Friday, January 24, 2020
Detroit Police Blame Illicit Marijuana Sales for Increase in Violence
Recreational marijuana may be legal in Michigan. But roughly 80 percent of municipalities in Michigan, including Detroit, have opted out of the recreational industry and banned legal marijuana sales. Filling that gap, however, are an estimated 150-plus unlicensed cannabis dispensaries in Detroit city limits alone. And Detroit police say its this illicit marijuana industry that’s responsible for an increase in violent crime in 2020.
Meanwhile, medical dispensary owners and applicants for recreational businesses are calling on Detroit City Council to issue recreational licenses to combat the illicit market. But City Council said it plans to uphold its ban on the recreational industry until it can remove barriers to entry for residents who’ve been primarily impacted by marijuana criminalization.
Police Complaints Likely to Extend Ban on Weed Sales
Since the start of the new year, Detroit has seen a total of 17 homicides, up from 10 during the same period last year, and 32 nonfatal shootings, up from 27. Detroit’s Chief of Police says that this increase in violence is weed-related. In a statement to The Detroit News Tuesday, Chief James Craig blamed the city’s illicit marijuana market. “I had a meeting with precinct investigators and Special Response Team members, and they said most of these shootings and homicides came from illegal marijuana sales,” Craig said.
“It’s supply and demand — there’s a higher demand for black market marijuana because it’s cheaper,” Craig added.
Detroit currently has an active ban on recreational marijuana sales that runs through January 31. But next week, City Council will hold a vote on an amendment to extend the ban until March 31.
City Council Wants Detroit Residents to Be Able to Own and Operate Cannabis Businesses
The holdup over allowing recreational sales in Detroit boils down to City Council’s interest in developing real social equity programs to help those most impacted by marijuana prohibition and enforcement enter the legal industry.
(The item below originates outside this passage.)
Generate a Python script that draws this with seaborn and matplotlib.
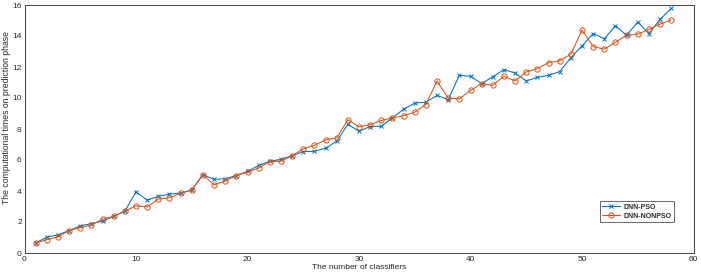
import numpy as np
import pandas as pd
import matplotlib
matplotlib.use("Agg")
import matplotlib.pyplot as plt
import seaborn as sns

classifiers = list(range(1, 59))

dnn_pso = [0.65, 1.02, 1.17, 1.45, 1.75, 1.90, 2.05, 2.37, 2.70, 3.95,
           3.41, 3.65, 3.80, 3.87, 4.06, 5.05, 4.75, 4.79, 5.00, 5.27,
           5.65, 5.91, 6.05, 6.28, 6.54, 6.56, 6.76, 7.21, 8.30, 7.86,
           8.16, 8.18, 8.72, 9.28, 9.67, 9.73, 10.17, 9.89, 11.46, 11.40,
           10.93, 11.37, 11.83, 11.61, 11.10, 11.33, 11.46, 11.70, 12.60, 13.36,
           14.16, 13.82, 14.66, 14.05, 14.90, 14.16, 15.07, 15.78]

dnn_nonpso = [0.65, 0.86, 1.04, 1.45, 1.64, 1.81, 2.18, 2.37, 2.70, 3.04,
              2.98, 3.48, 3.56, 3.85, 4.06, 5.05, 4.40, 4.64, 5.00, 5.22,
              5.48, 5.90, 5.92, 6.28, 6.72, 6.95, 7.30, 7.43, 8.60, 8.14,
              8.27, 8.55, 8.72, 8.85, 9.09, 9.58, 11.10, 9.99, 9.95, 10.49,
              10.93, 10.82, 11.40, 11.10, 11.68, 11.90, 12.28, 12.41, 12.82, 14.38,
              13.32, 13.15, 13.60, 14.05, 14.12, 14.42, 14.77, 15.03]

sns.set_style("white")
plt.rcParams["font.family"] = ["Liberation Sans", "DejaVu Sans"]

fig = plt.figure(figsize=(7.01, 2.79), dpi=100)
ax = fig.add_axes([24.5 / 701, 1 - 253 / 279, 669 / 701, 248 / 279])

# MATLAB default colours
sns.lineplot(x=classifiers, y=dnn_pso, color="#0072BD", marker="x",
             markersize=3.5, markeredgecolor="#0072BD", markeredgewidth=0.7,
             linewidth=0.75, label="DNN-PSO", ax=ax)
sns.lineplot(x=classifiers, y=dnn_nonpso, color="#D95319", marker="o",
             markersize=3.8, markerfacecolor="none", markeredgecolor="#D95319",
             markeredgewidth=0.7, linewidth=0.75, label="DNN-NONPSO", ax=ax)

ax.set_xlim(0, 60)
ax.set_ylim(0, 16)
ax.set_xticks(range(0, 61, 10))
ax.set_yticks(range(0, 17, 2))
ax.tick_params(direction="in", length=3, labelsize=6, colors="#262626", pad=2)
ax.set_xlabel("The number of classifiers", fontsize=6, labelpad=1)
ax.set_ylabel("The computational times on prediction phase", fontsize=6.2)
ax.yaxis.set_label_coords(-0.02, 0.548)
for s in ax.spines.values():
    s.set_color("#262626")
    s.set_linewidth(0.6)

leg = ax.legend(loc="lower right", bbox_to_anchor=(0.971, 0.125), borderaxespad=0,
                fontsize=5, frameon=True, fancybox=False, edgecolor="#262626",
                handlelength=2.6, handletextpad=0.5, borderpad=0.35, labelspacing=0.25)
leg.get_frame().set_linewidth(0.6)
for t in leg.get_texts():
    t.set_fontweight("bold")

fig.savefig("out.png", dpi=100)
Social equity programs are mandated by the recreational marijuana law voters approved in 2018. They help residents of eligible communities like Detroit qualify for fee and license reductions and waivers, provide application assistance and other legal resources. But putting them into practice has been a challenge, especially as other cannabis companies move quickly into Michigan’s legal industry.
“It’s clear that Detroit’s medical marijuana industry is overwhelmingly owned and operated by individuals who don’t live in the city and take their dollars back to their communities,” said Detroit City Councilman James Tate, who supports extending the ban on legal sales.
“It’s not enough for Detroit residents to simply hold security jobs or floor sweeping in this industry within our city,” Tate added.
Dispensary Owners Take Their Case to Court
Medical marijuana dispensary owners in Detroit, however, are putting pressure on City Council to end the ban on recreational sales before a social equity program can be put in place. Business owners agree with Detroit police that the delay is leading to an increase in marijuana-related crime.
The problem for City Council is that it did not opt out of recreational sales until after a handful of dispensary owners had submitted applications for recreational licenses. Michigan’s marijuana law requires the Marijuana Regulatory Agency to respond to or approve license applications within 90 days.
That means application decisions would technically have to be made prior to the end of the ban if City Council votes to extend it to March 31. As a result, five Detroit-area dispensary owners have sued the state’s Department of Licensing and Regulatory Affairs to force LARA to issue their recreational licenses.